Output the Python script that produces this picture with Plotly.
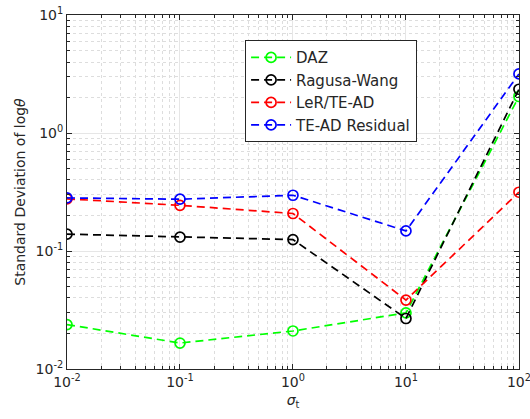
import plotly.graph_objects as go

sigma_t = [0.01, 0.1, 1, 10, 100]
daz = [0.0238, 0.0166, 0.0210, 0.0299, 2.04]
ragusa_wang = [0.139, 0.131, 0.125, 0.0268, 2.35]
ler_tead = [0.277, 0.244, 0.208, 0.0384, 0.315]
tead_resid = [0.282, 0.275, 0.297, 0.148, 3.17]

x_tickvals = [0.01, 0.1, 1, 10, 100]
x_ticktext = ["10<sup>-2</sup>", "10<sup>-1</sup>", "10<sup>0</sup>", "10<sup>1</sup>", "10<sup>2</sup>"]
y_tickvals = [0.01, 0.1, 1, 10]
y_ticktext = ["10<sup>-2</sup>", "10<sup>-1</sup>", "10<sup>0</sup>", "10<sup>1</sup>"]

x_minor = [k * 10.0 ** e for e in range(-2, 2) for k in range(2, 10)]
y_minor = [k * 10.0 ** e for e in range(-2, 1) for k in range(2, 10)]

series = [
    ("DAZ", daz, "#00ff00"),
    ("Ragusa-Wang", ragusa_wang, "#000000"),
    ("LeR/TE-AD", ler_tead, "#ff0000"),
    ("TE-AD Residual", tead_resid, "#0000ff"),
]

fig = go.Figure()
for name, vals, col in series:
    fig.add_trace(go.Scatter(
        x=sigma_t, y=vals, name=name, mode="lines+markers",
        line=dict(color=col, width=1.7, dash="8px,5px"),
        marker=dict(symbol="circle-open", size=10, color=col, line=dict(width=1.7, color=col)),
    ))

txt = "#262626"
font = dict(family="DejaVu Sans, sans-serif", size=14, color=txt)
axis_common = dict(
    type="log", showline=True, linecolor=txt, linewidth=1, mirror="ticks",
    ticks="inside", ticklen=5, tickcolor=txt, tickmode="array", automargin=False,
    ticklabeloverflow="allow",
    showgrid=True, gridcolor="#e6e6e6", gridwidth=1, zeroline=False,
    tickfont=dict(size=14, color=txt),
)
fig.update_layout(
    width=530, height=419,
    margin=dict(l=67, r=11, t=15, b=50),
    paper_bgcolor="white", plot_bgcolor="white",
    font=font,
    showlegend=True,
    legend=dict(x=0.394, y=0.929, xanchor="left", yanchor="top",
                bordercolor=txt, borderwidth=1, bgcolor="white",
                font=dict(size=15, color=txt), tracegroupgap=0, itemwidth=40),
    xaxis=dict(axis_common, range=[-2, 2.0005], tickvals=x_tickvals, ticktext=x_ticktext,
               minor=dict(tickmode="array", tickvals=x_minor, showgrid=True, gridcolor="#dddddd",
                          griddash="dot", ticks="inside", ticklen=3, tickcolor=txt),
               title=dict(text="<i>σ</i><sub>t</sub>", font=dict(size=14), standoff=6)),
    yaxis=dict(axis_common, range=[-2, 1.0005], tickvals=y_tickvals, ticktext=y_ticktext,
               minor=dict(tickmode="array", tickvals=y_minor, showgrid=True, gridcolor="#dddddd",
                          griddash="dot", ticks="inside", ticklen=3, tickcolor=txt),
               title=dict(text="Standard Deviation of log<i>θ</i>", font=dict(size=14), standoff=6)),
)

fig.write_html("out.html")
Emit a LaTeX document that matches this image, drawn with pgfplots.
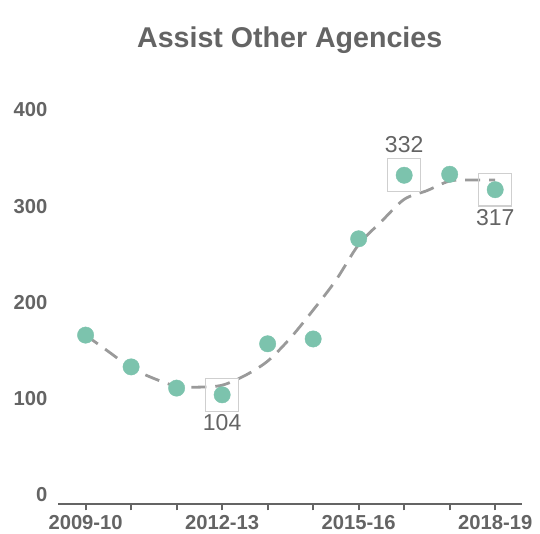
\documentclass[border=0pt]{standalone}
\usepackage{fontspec}
\setmainfont{Liberation Sans}
\usepackage{pgfplots}
\pgfplotsset{compat=1.18}
\definecolor{txt}{HTML}{646464}
\definecolor{pt}{HTML}{7CC3AD}
\definecolor{trend}{HTML}{9A9A9A}
\definecolor{boxc}{HTML}{CFCFCF}
\begin{document}
\begin{tikzpicture}[x=1bp,y=1bp]
\useasboundingbox (0,0) rectangle (540,534);
\node[anchor=base, text=txt, font=\bfseries\fontsize{28.6bp}{33bp}\selectfont, inner sep=0pt] at (289.7,486.3) {Assist Other Agencies};
\begin{axis}[at={(58.3bp,29.7bp)}, anchor=south west, scale only axis,
  width=464bp, height=413.8bp,
  xmin=-0.6, xmax=9.596, ymin=-9.66, ymax=420,
  axis x line*=bottom, axis y line*=left,
  y axis line style={draw=none},
  x axis line style={-, draw=txt, line width=2bp},
  xtick={0,...,9}, xticklabels={2009-10,,,2012-13,,,2015-16,,,2018-19},
  ytick={0,100,...,400},
  ytick style={draw=none},
  xtick style={draw=txt, line width=2bp},
  tick align=outside, major tick length=6bp,
  /pgf/number format/assume math mode=true,
  tick label style={text=txt, font=\bfseries\fontsize{20.2bp}{24bp}\selectfont},
  xticklabel style={yshift=-1.5bp},
  yticklabel style={xshift=-1.5bp},
  clip=false,
]
\addplot[trend, line width=2.8bp, dash pattern=on 15bp off 9bp, smooth, no markers]
  coordinates {(0,166) (0.5,149) (1,132) (1.5,121) (2,113) (2.5,112) (3,114) (3.5,124) (4,139) (4.5,163) (5,192) (5.5,223) (6,260) (6.5,284) (7,307) (7.5,316) (8,326) (8.5,327) (9,327)};
\addplot[only marks, mark=square, mark size=16.35bp, mark options={draw=boxc, line width=1.2bp},
  nodes near coords={104},
  every node near coord/.append style={anchor=center, yshift=-27.4bp, text=txt, font=\fontsize{23bp}{27bp}\selectfont}]
  coordinates {(3,104)};
\addplot[only marks, mark=square, mark size=16.35bp, mark options={draw=boxc, line width=1.2bp},
  nodes near coords={332},
  every node near coord/.append style={anchor=center, yshift=31bp, text=txt, font=\fontsize{23bp}{27bp}\selectfont}]
  coordinates {(7,332)};
\addplot[only marks, mark=square, mark size=16.35bp, mark options={draw=boxc, line width=1.2bp},
  nodes near coords={317},
  every node near coord/.append style={anchor=center, yshift=-27.4bp, text=txt, font=\fontsize{23bp}{27bp}\selectfont}]
  coordinates {(9,317)};
\addplot[only marks, mark=*, mark size=8.2bp, mark options={fill=pt, draw=pt}]
  coordinates {(0,166) (1,133) (2,111) (3,104) (4,157) (5,162) (6,266) (7,332) (8,333) (9,317)};
\end{axis}
\end{tikzpicture}
\end{document}
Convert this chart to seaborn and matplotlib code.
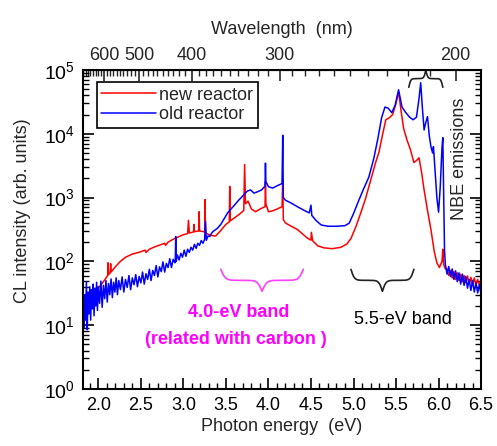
────
--- Task prompt ---
Write out again every line above exactly as given; the pictures do not belong in the copy.

--- Exercise solution ---
Output the Python script that produces this picture with Plotly.
import plotly.graph_objects as go

sigma_t = [0.01, 0.1, 1, 10, 100]
daz = [0.0238, 0.0166, 0.0210, 0.0299, 2.04]
ragusa_wang = [0.139, 0.131, 0.125, 0.0268, 2.35]
ler_tead = [0.277, 0.244, 0.208, 0.0384, 0.315]
tead_resid = [0.282, 0.275, 0.297, 0.148, 3.17]

x_tickvals = [0.01, 0.1, 1, 10, 100]
x_ticktext = ["10<sup>-2</sup>", "10<sup>-1</sup>", "10<sup>0</sup>", "10<sup>1</sup>", "10<sup>2</sup>"]
y_tickvals = [0.01, 0.1, 1, 10]
y_ticktext = ["10<sup>-2</sup>", "10<sup>-1</sup>", "10<sup>0</sup>", "10<sup>1</sup>"]

x_minor = [k * 10.0 ** e for e in range(-2, 2) for k in range(2, 10)]
y_minor = [k * 10.0 ** e for e in range(-2, 1) for k in range(2, 10)]

series = [
    ("DAZ", daz, "#00ff00"),
    ("Ragusa-Wang", ragusa_wang, "#000000"),
    ("LeR/TE-AD", ler_tead, "#ff0000"),
    ("TE-AD Residual", tead_resid, "#0000ff"),
]

fig = go.Figure()
for name, vals, col in series:
    fig.add_trace(go.Scatter(
        x=sigma_t, y=vals, name=name, mode="lines+markers",
        line=dict(color=col, width=1.7, dash="8px,5px"),
        marker=dict(symbol="circle-open", size=10, color=col, line=dict(width=1.7, color=col)),
    ))

txt = "#262626"
font = dict(family="DejaVu Sans, sans-serif", size=14, color=txt)
axis_common = dict(
    type="log", showline=True, linecolor=txt, linewidth=1, mirror="ticks",
    ticks="inside", ticklen=5, tickcolor=txt, tickmode="array", automargin=False,
    ticklabeloverflow="allow",
    showgrid=True, gridcolor="#e6e6e6", gridwidth=1, zeroline=False,
    tickfont=dict(size=14, color=txt),
)
fig.update_layout(
    width=530, height=419,
    margin=dict(l=67, r=11, t=15, b=50),
    paper_bgcolor="white", plot_bgcolor="white",
    font=font,
    showlegend=True,
    legend=dict(x=0.394, y=0.929, xanchor="left", yanchor="top",
                bordercolor=txt, borderwidth=1, bgcolor="white",
                font=dict(size=15, color=txt), tracegroupgap=0, itemwidth=40),
    xaxis=dict(axis_common, range=[-2, 2.0005], tickvals=x_tickvals, ticktext=x_ticktext,
               minor=dict(tickmode="array", tickvals=x_minor, showgrid=True, gridcolor="#dddddd",
                          griddash="dot", ticks="inside", ticklen=3, tickcolor=txt),
               title=dict(text="<i>σ</i><sub>t</sub>", font=dict(size=14), standoff=6)),
    yaxis=dict(axis_common, range=[-2, 1.0005], tickvals=y_tickvals, ticktext=y_ticktext,
               minor=dict(tickmode="array", tickvals=y_minor, showgrid=True, gridcolor="#dddddd",
                          griddash="dot", ticks="inside", ticklen=3, tickcolor=txt),
               title=dict(text="Standard Deviation of log<i>θ</i>", font=dict(size=14), standoff=6)),
)

fig.write_html("out.html")
Emit a LaTeX document that matches this image, drawn with pgfplots.
\documentclass[border=0pt]{standalone}
\usepackage{fontspec}
\setmainfont{Liberation Sans}
\usepackage{pgfplots}
\pgfplotsset{compat=1.18}
\definecolor{txt}{HTML}{646464}
\definecolor{pt}{HTML}{7CC3AD}
\definecolor{trend}{HTML}{9A9A9A}
\definecolor{boxc}{HTML}{CFCFCF}
\begin{document}
\begin{tikzpicture}[x=1bp,y=1bp]
\useasboundingbox (0,0) rectangle (540,534);
\node[anchor=base, text=txt, font=\bfseries\fontsize{28.6bp}{33bp}\selectfont, inner sep=0pt] at (289.7,486.3) {Assist Other Agencies};
\begin{axis}[at={(58.3bp,29.7bp)}, anchor=south west, scale only axis,
  width=464bp, height=413.8bp,
  xmin=-0.6, xmax=9.596, ymin=-9.66, ymax=420,
  axis x line*=bottom, axis y line*=left,
  y axis line style={draw=none},
  x axis line style={-, draw=txt, line width=2bp},
  xtick={0,...,9}, xticklabels={2009-10,,,2012-13,,,2015-16,,,2018-19},
  ytick={0,100,...,400},
  ytick style={draw=none},
  xtick style={draw=txt, line width=2bp},
  tick align=outside, major tick length=6bp,
  /pgf/number format/assume math mode=true,
  tick label style={text=txt, font=\bfseries\fontsize{20.2bp}{24bp}\selectfont},
  xticklabel style={yshift=-1.5bp},
  yticklabel style={xshift=-1.5bp},
  clip=false,
]
\addplot[trend, line width=2.8bp, dash pattern=on 15bp off 9bp, smooth, no markers]
  coordinates {(0,166) (0.5,149) (1,132) (1.5,121) (2,113) (2.5,112) (3,114) (3.5,124) (4,139) (4.5,163) (5,192) (5.5,223) (6,260) (6.5,284) (7,307) (7.5,316) (8,326) (8.5,327) (9,327)};
\addplot[only marks, mark=square, mark size=16.35bp, mark options={draw=boxc, line width=1.2bp},
  nodes near coords={104},
  every node near coord/.append style={anchor=center, yshift=-27.4bp, text=txt, font=\fontsize{23bp}{27bp}\selectfont}]
  coordinates {(3,104)};
\addplot[only marks, mark=square, mark size=16.35bp, mark options={draw=boxc, line width=1.2bp},
  nodes near coords={332},
  every node near coord/.append style={anchor=center, yshift=31bp, text=txt, font=\fontsize{23bp}{27bp}\selectfont}]
  coordinates {(7,332)};
\addplot[only marks, mark=square, mark size=16.35bp, mark options={draw=boxc, line width=1.2bp},
  nodes near coords={317},
  every node near coord/.append style={anchor=center, yshift=-27.4bp, text=txt, font=\fontsize{23bp}{27bp}\selectfont}]
  coordinates {(9,317)};
\addplot[only marks, mark=*, mark size=8.2bp, mark options={fill=pt, draw=pt}]
  coordinates {(0,166) (1,133) (2,111) (3,104) (4,157) (5,162) (6,266) (7,332) (8,333) (9,317)};
\end{axis}
\end{tikzpicture}
\end{document}
Convert this chart to seaborn and matplotlib code.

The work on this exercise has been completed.